Let $y \in S = \left \{y \in C^{2}\left [ x_0,x_1 \right ]\mid y(x_0)=y_0,y(x_1)=y_1 \in \mathbb{R})) \right \}$ and $\eta \in H = \left \{\eta \in C^{2}\left [ x_0,x_1 \right ]\mid \eta(x_0)=0=\eta(x_1) \right \}$ be fixed functions. Then the quantity $J(y+a\eta)$ can be regarded as a functions of the single real variable $a$, where $J(y)=\int_{x_0}^{x_1}f(x,y,y')dx$ and $f$ has continuous second partial derivatives with respect to the variables $x,y,y'$.
Knowingly this facts, I have to calculate $\frac{dJ}{da}$, but I'm stuck in this problem because I don't know a version for the Leibniz integral rule in three variables. Can anyone help me?

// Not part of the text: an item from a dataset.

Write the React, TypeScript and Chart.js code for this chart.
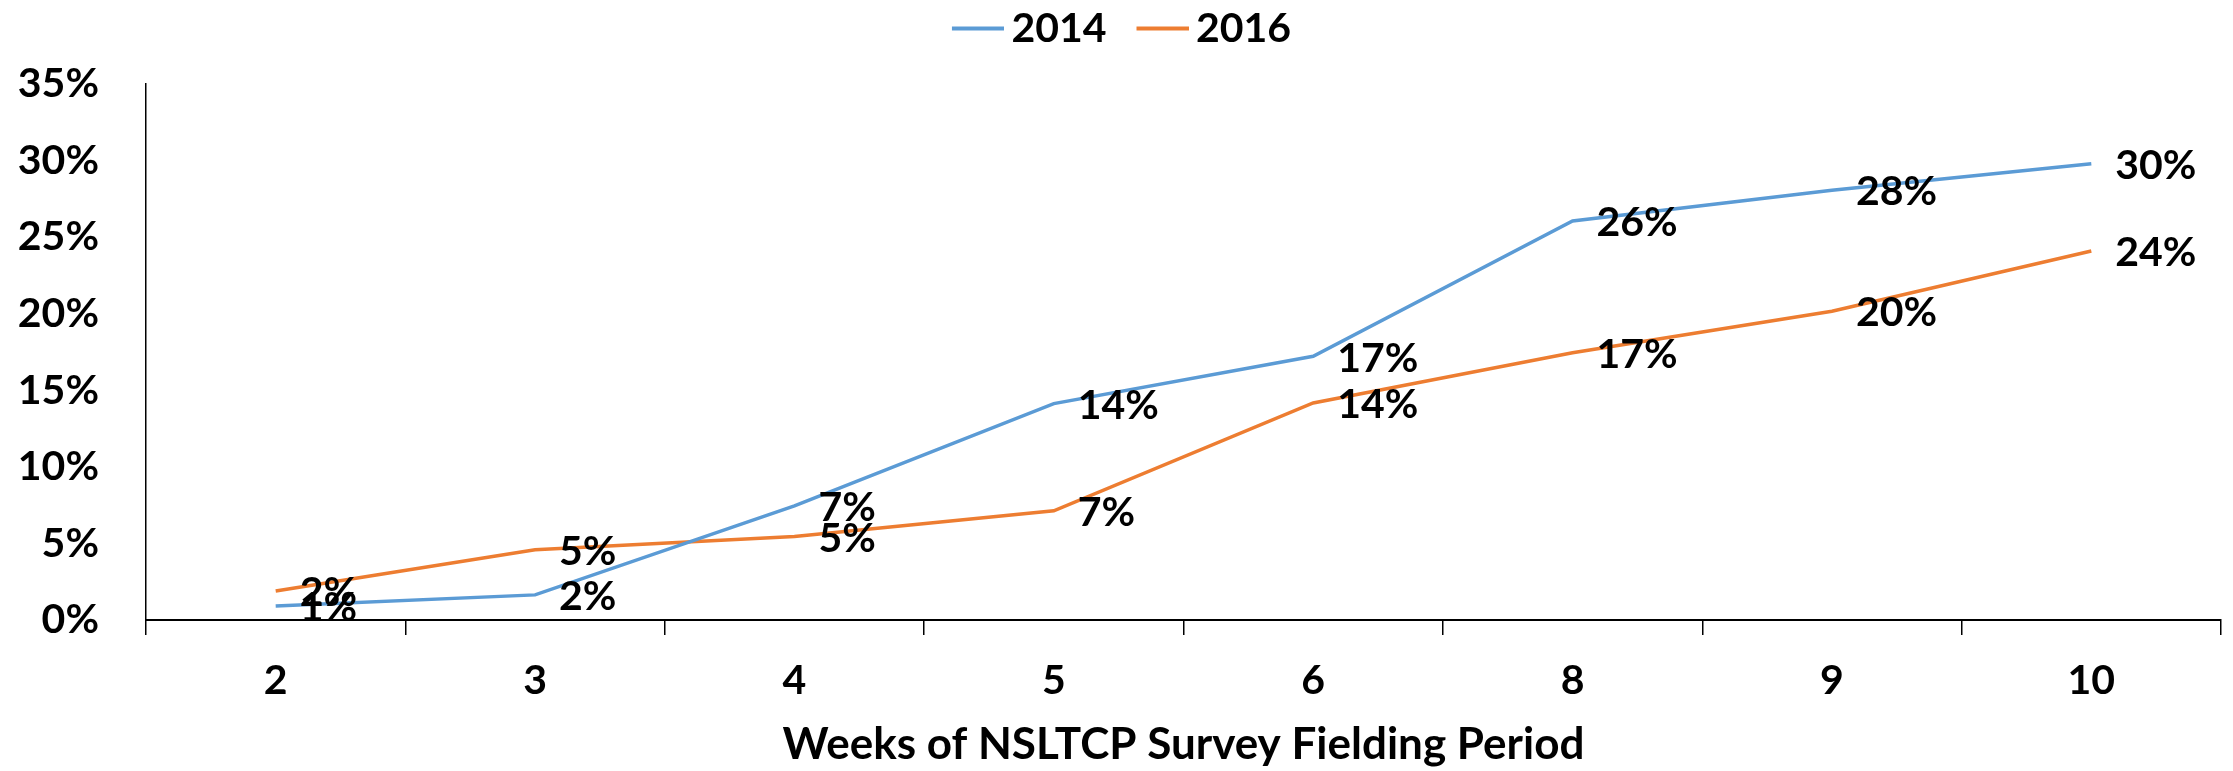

Thanks in advance.
By the way, this exercise is requerided in my currently course of calculus of variations.
All you need is the basic Leibniz integral rule.
Note that if we let $H(a):=J(y+a\eta)$, then \begin{align} H(a)&:=J(y+a\eta)\\ &:=\int_{x_0}^{x_1}f(x, (y+a\eta)(x),(y+a\eta)'(x))\,dx\\ &=\int_{x_0}^{x_1}f(x, y(x)+a\eta(x),y'(x)+a\eta'(x))\,dx \end{align} So, let us write the integrand as $\psi(a,x)$. Then, \begin{align} H(a)&=\int_{x_0}^{x_1}\psi(a,x)\,dx \end{align} Since $f$ and $y$ are $C^2$ functions, it follows from the chain rule that $\psi:\Bbb{R}^2\to\Bbb{R}$ (which we defined as a composite function) is $C^1$ (it is $C^1$ because of the appearance of $y'$ and $\eta'$ which are only $C^1$). I'm sure you can now apply Leibniz's integral rule: \begin{align} H'(a)&=\int_{x_0}^{x_1}\frac{\partial \psi}{\partial a}(a,x)\,dx \end{align} (I purposely defined the new function $H$ to emphasize that it's a function $\Bbb{R}\to\Bbb{R}$, so strictly speaking, writing $\frac{dJ}{da}$ is wrong, because $J$ is NOT a function of one real variable). Now, how does one calculate $\frac{\partial \psi}{\partial a}$ using the chain rule?